» **Provided material**:
⟨
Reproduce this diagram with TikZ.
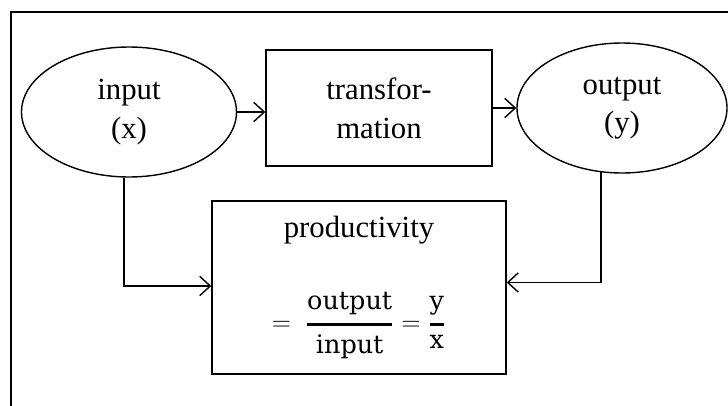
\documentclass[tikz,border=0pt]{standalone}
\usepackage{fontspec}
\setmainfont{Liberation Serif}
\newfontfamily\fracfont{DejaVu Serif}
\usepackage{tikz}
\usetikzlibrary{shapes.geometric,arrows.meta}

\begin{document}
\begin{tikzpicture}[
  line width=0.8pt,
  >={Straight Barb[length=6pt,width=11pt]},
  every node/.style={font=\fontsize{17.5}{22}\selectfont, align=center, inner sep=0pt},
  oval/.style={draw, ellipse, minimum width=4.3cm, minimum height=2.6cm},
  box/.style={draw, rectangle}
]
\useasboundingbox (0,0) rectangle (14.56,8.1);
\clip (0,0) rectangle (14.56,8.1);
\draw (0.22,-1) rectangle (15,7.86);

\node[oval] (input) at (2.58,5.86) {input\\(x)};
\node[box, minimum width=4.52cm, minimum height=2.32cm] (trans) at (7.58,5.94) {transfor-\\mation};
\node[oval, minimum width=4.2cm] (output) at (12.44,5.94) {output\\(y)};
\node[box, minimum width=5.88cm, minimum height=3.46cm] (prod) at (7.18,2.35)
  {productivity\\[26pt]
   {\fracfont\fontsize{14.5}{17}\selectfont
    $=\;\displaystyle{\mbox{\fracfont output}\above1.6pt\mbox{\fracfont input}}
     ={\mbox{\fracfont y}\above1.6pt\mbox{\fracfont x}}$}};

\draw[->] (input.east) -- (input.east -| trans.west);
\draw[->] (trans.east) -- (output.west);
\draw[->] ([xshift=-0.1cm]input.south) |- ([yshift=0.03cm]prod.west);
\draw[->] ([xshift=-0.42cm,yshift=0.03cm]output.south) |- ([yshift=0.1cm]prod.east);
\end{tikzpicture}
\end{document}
⟩
» **Goal of the exercise**: Transcribe the listing in full. Omit the pictures and keep every line exact.

» **Full response**:
Reproduce this diagram with TikZ.
\documentclass[tikz,border=0pt]{standalone}
\usepackage{fontspec}
\setmainfont{Liberation Serif}
\newfontfamily\fracfont{DejaVu Serif}
\usepackage{tikz}
\usetikzlibrary{shapes.geometric,arrows.meta}

\begin{document}
\begin{tikzpicture}[
  line width=0.8pt,
  >={Straight Barb[length=6pt,width=11pt]},
  every node/.style={font=\fontsize{17.5}{22}\selectfont, align=center, inner sep=0pt},
  oval/.style={draw, ellipse, minimum width=4.3cm, minimum height=2.6cm},
  box/.style={draw, rectangle}
]
\useasboundingbox (0,0) rectangle (14.56,8.1);
\clip (0,0) rectangle (14.56,8.1);
\draw (0.22,-1) rectangle (15,7.86);

\node[oval] (input) at (2.58,5.86) {input\\(x)};
\node[box, minimum width=4.52cm, minimum height=2.32cm] (trans) at (7.58,5.94) {transfor-\\mation};
\node[oval, minimum width=4.2cm] (output) at (12.44,5.94) {output\\(y)};
\node[box, minimum width=5.88cm, minimum height=3.46cm] (prod) at (7.18,2.35)
  {productivity\\[26pt]
   {\fracfont\fontsize{14.5}{17}\selectfont
    $=\;\displaystyle{\mbox{\fracfont output}\above1.6pt\mbox{\fracfont input}}
     ={\mbox{\fracfont y}\above1.6pt\mbox{\fracfont x}}$}};

\draw[->] (input.east) -- (input.east -| trans.west);
\draw[->] (trans.east) -- (output.west);
\draw[->] ([xshift=-0.1cm]input.south) |- ([yshift=0.03cm]prod.west);
\draw[->] ([xshift=-0.42cm,yshift=0.03cm]output.south) |- ([yshift=0.1cm]prod.east);
\end{tikzpicture}
\end{document}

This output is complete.